[start of Available data]

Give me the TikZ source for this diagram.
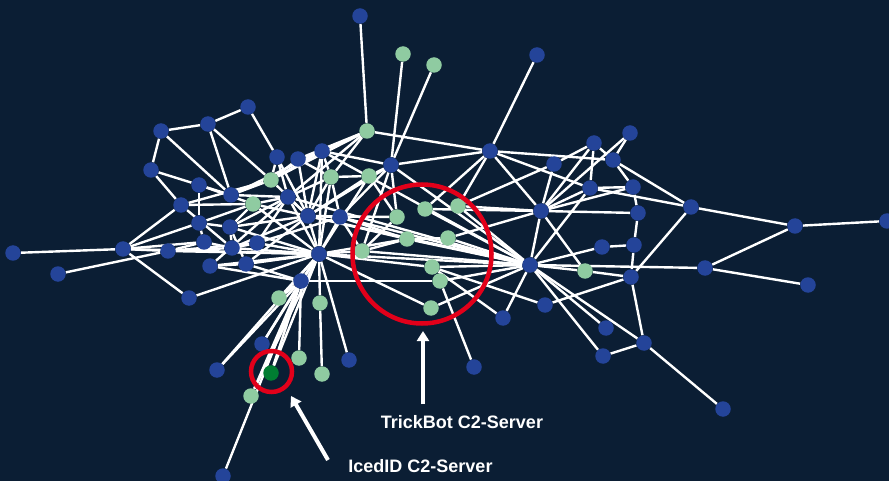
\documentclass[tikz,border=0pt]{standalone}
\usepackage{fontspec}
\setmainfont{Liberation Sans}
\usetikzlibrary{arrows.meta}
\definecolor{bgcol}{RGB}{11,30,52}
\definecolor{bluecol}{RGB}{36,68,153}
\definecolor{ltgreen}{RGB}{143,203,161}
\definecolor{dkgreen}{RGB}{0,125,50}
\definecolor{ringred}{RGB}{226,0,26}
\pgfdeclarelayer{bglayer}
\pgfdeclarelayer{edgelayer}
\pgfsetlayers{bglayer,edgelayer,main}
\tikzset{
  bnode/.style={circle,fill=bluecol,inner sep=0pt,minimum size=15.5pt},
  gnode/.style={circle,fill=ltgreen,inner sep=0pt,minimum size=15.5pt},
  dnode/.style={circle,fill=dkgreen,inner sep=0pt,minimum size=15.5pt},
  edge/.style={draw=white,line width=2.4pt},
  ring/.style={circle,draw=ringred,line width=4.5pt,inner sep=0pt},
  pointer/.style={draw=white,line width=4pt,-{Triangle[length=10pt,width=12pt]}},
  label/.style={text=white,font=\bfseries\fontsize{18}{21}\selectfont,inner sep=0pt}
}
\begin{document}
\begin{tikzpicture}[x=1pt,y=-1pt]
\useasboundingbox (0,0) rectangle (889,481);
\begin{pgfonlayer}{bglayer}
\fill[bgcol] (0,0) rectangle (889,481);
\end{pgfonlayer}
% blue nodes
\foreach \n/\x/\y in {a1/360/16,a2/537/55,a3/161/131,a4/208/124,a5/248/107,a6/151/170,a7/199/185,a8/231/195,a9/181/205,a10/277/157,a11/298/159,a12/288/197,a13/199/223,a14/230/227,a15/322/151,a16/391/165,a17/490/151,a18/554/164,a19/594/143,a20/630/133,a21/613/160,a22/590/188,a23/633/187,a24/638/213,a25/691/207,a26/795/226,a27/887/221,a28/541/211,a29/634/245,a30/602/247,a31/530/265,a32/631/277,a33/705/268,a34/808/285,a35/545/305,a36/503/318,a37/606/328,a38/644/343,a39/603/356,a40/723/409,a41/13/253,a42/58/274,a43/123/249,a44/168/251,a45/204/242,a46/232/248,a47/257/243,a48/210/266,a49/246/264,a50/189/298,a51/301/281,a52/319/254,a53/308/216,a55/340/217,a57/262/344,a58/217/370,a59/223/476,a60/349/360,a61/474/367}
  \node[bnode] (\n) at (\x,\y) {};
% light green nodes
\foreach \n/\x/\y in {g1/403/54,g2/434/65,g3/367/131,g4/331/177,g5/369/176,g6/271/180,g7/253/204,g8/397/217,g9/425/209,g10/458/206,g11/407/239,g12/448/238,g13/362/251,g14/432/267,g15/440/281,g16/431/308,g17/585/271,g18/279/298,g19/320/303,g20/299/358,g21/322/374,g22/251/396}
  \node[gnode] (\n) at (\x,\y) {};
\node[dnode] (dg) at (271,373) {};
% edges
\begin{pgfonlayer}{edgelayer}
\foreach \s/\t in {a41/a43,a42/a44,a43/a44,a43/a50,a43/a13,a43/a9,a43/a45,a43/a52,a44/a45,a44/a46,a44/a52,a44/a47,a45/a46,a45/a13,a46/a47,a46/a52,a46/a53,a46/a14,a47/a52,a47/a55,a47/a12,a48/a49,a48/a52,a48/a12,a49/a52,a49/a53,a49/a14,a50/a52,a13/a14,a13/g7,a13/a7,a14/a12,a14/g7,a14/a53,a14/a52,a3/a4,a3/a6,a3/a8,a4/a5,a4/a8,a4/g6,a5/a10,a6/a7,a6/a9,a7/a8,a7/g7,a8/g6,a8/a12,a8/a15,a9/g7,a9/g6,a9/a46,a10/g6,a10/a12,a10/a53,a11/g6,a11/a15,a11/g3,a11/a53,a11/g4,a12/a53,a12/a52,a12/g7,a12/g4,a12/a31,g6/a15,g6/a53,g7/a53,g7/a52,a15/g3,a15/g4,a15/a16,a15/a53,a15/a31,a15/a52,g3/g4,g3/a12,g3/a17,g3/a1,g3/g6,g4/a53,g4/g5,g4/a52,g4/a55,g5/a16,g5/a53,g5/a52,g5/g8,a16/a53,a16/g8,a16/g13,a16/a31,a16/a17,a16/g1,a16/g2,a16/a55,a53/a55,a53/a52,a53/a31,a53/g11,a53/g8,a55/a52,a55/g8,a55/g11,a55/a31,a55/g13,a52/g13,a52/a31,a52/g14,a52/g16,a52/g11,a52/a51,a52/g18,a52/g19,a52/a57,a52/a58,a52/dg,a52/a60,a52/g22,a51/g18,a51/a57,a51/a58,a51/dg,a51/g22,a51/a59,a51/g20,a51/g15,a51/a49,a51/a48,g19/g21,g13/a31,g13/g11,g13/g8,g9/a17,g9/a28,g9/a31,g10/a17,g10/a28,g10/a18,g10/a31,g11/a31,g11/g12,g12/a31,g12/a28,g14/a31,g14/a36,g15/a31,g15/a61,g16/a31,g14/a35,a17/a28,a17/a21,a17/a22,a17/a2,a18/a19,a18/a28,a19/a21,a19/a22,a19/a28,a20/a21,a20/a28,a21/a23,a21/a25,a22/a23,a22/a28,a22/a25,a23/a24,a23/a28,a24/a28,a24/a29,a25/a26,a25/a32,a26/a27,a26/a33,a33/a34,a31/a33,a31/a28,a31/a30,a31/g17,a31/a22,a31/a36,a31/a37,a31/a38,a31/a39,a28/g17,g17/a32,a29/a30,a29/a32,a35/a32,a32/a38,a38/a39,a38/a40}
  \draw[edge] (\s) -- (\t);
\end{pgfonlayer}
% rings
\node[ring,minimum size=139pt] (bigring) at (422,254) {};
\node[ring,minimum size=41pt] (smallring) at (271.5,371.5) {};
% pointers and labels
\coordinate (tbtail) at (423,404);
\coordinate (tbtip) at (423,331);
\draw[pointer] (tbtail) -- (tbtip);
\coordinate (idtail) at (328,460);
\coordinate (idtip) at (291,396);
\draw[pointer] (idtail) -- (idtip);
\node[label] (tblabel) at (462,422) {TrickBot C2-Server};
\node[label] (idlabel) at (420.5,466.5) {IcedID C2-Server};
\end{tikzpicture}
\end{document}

[end of Available data]

Set exercise: Return the full material word for word. Do not include the pictures.

Result:
Give me the TikZ source for this diagram.
\documentclass[tikz,border=0pt]{standalone}
\usepackage{fontspec}
\setmainfont{Liberation Sans}
\usetikzlibrary{arrows.meta}
\definecolor{bgcol}{RGB}{11,30,52}
\definecolor{bluecol}{RGB}{36,68,153}
\definecolor{ltgreen}{RGB}{143,203,161}
\definecolor{dkgreen}{RGB}{0,125,50}
\definecolor{ringred}{RGB}{226,0,26}
\pgfdeclarelayer{bglayer}
\pgfdeclarelayer{edgelayer}
\pgfsetlayers{bglayer,edgelayer,main}
\tikzset{
  bnode/.style={circle,fill=bluecol,inner sep=0pt,minimum size=15.5pt},
  gnode/.style={circle,fill=ltgreen,inner sep=0pt,minimum size=15.5pt},
  dnode/.style={circle,fill=dkgreen,inner sep=0pt,minimum size=15.5pt},
  edge/.style={draw=white,line width=2.4pt},
  ring/.style={circle,draw=ringred,line width=4.5pt,inner sep=0pt},
  pointer/.style={draw=white,line width=4pt,-{Triangle[length=10pt,width=12pt]}},
  label/.style={text=white,font=\bfseries\fontsize{18}{21}\selectfont,inner sep=0pt}
}
\begin{document}
\begin{tikzpicture}[x=1pt,y=-1pt]
\useasboundingbox (0,0) rectangle (889,481);
\begin{pgfonlayer}{bglayer}
\fill[bgcol] (0,0) rectangle (889,481);
\end{pgfonlayer}
% blue nodes
\foreach \n/\x/\y in {a1/360/16,a2/537/55,a3/161/131,a4/208/124,a5/248/107,a6/151/170,a7/199/185,a8/231/195,a9/181/205,a10/277/157,a11/298/159,a12/288/197,a13/199/223,a14/230/227,a15/322/151,a16/391/165,a17/490/151,a18/554/164,a19/594/143,a20/630/133,a21/613/160,a22/590/188,a23/633/187,a24/638/213,a25/691/207,a26/795/226,a27/887/221,a28/541/211,a29/634/245,a30/602/247,a31/530/265,a32/631/277,a33/705/268,a34/808/285,a35/545/305,a36/503/318,a37/606/328,a38/644/343,a39/603/356,a40/723/409,a41/13/253,a42/58/274,a43/123/249,a44/168/251,a45/204/242,a46/232/248,a47/257/243,a48/210/266,a49/246/264,a50/189/298,a51/301/281,a52/319/254,a53/308/216,a55/340/217,a57/262/344,a58/217/370,a59/223/476,a60/349/360,a61/474/367}
  \node[bnode] (\n) at (\x,\y) {};
% light green nodes
\foreach \n/\x/\y in {g1/403/54,g2/434/65,g3/367/131,g4/331/177,g5/369/176,g6/271/180,g7/253/204,g8/397/217,g9/425/209,g10/458/206,g11/407/239,g12/448/238,g13/362/251,g14/432/267,g15/440/281,g16/431/308,g17/585/271,g18/279/298,g19/320/303,g20/299/358,g21/322/374,g22/251/396}
  \node[gnode] (\n) at (\x,\y) {};
\node[dnode] (dg) at (271,373) {};
% edges
\begin{pgfonlayer}{edgelayer}
\foreach \s/\t in {a41/a43,a42/a44,a43/a44,a43/a50,a43/a13,a43/a9,a43/a45,a43/a52,a44/a45,a44/a46,a44/a52,a44/a47,a45/a46,a45/a13,a46/a47,a46/a52,a46/a53,a46/a14,a47/a52,a47/a55,a47/a12,a48/a49,a48/a52,a48/a12,a49/a52,a49/a53,a49/a14,a50/a52,a13/a14,a13/g7,a13/a7,a14/a12,a14/g7,a14/a53,a14/a52,a3/a4,a3/a6,a3/a8,a4/a5,a4/a8,a4/g6,a5/a10,a6/a7,a6/a9,a7/a8,a7/g7,a8/g6,a8/a12,a8/a15,a9/g7,a9/g6,a9/a46,a10/g6,a10/a12,a10/a53,a11/g6,a11/a15,a11/g3,a11/a53,a11/g4,a12/a53,a12/a52,a12/g7,a12/g4,a12/a31,g6/a15,g6/a53,g7/a53,g7/a52,a15/g3,a15/g4,a15/a16,a15/a53,a15/a31,a15/a52,g3/g4,g3/a12,g3/a17,g3/a1,g3/g6,g4/a53,g4/g5,g4/a52,g4/a55,g5/a16,g5/a53,g5/a52,g5/g8,a16/a53,a16/g8,a16/g13,a16/a31,a16/a17,a16/g1,a16/g2,a16/a55,a53/a55,a53/a52,a53/a31,a53/g11,a53/g8,a55/a52,a55/g8,a55/g11,a55/a31,a55/g13,a52/g13,a52/a31,a52/g14,a52/g16,a52/g11,a52/a51,a52/g18,a52/g19,a52/a57,a52/a58,a52/dg,a52/a60,a52/g22,a51/g18,a51/a57,a51/a58,a51/dg,a51/g22,a51/a59,a51/g20,a51/g15,a51/a49,a51/a48,g19/g21,g13/a31,g13/g11,g13/g8,g9/a17,g9/a28,g9/a31,g10/a17,g10/a28,g10/a18,g10/a31,g11/a31,g11/g12,g12/a31,g12/a28,g14/a31,g14/a36,g15/a31,g15/a61,g16/a31,g14/a35,a17/a28,a17/a21,a17/a22,a17/a2,a18/a19,a18/a28,a19/a21,a19/a22,a19/a28,a20/a21,a20/a28,a21/a23,a21/a25,a22/a23,a22/a28,a22/a25,a23/a24,a23/a28,a24/a28,a24/a29,a25/a26,a25/a32,a26/a27,a26/a33,a33/a34,a31/a33,a31/a28,a31/a30,a31/g17,a31/a22,a31/a36,a31/a37,a31/a38,a31/a39,a28/g17,g17/a32,a29/a30,a29/a32,a35/a32,a32/a38,a38/a39,a38/a40}
  \draw[edge] (\s) -- (\t);
\end{pgfonlayer}
% rings
\node[ring,minimum size=139pt] (bigring) at (422,254) {};
\node[ring,minimum size=41pt] (smallring) at (271.5,371.5) {};
% pointers and labels
\coordinate (tbtail) at (423,404);
\coordinate (tbtip) at (423,331);
\draw[pointer] (tbtail) -- (tbtip);
\coordinate (idtail) at (328,460);
\coordinate (idtip) at (291,396);
\draw[pointer] (idtail) -- (idtip);
\node[label] (tblabel) at (462,422) {TrickBot C2-Server};
\node[label] (idlabel) at (420.5,466.5) {IcedID C2-Server};
\end{tikzpicture}
\end{document}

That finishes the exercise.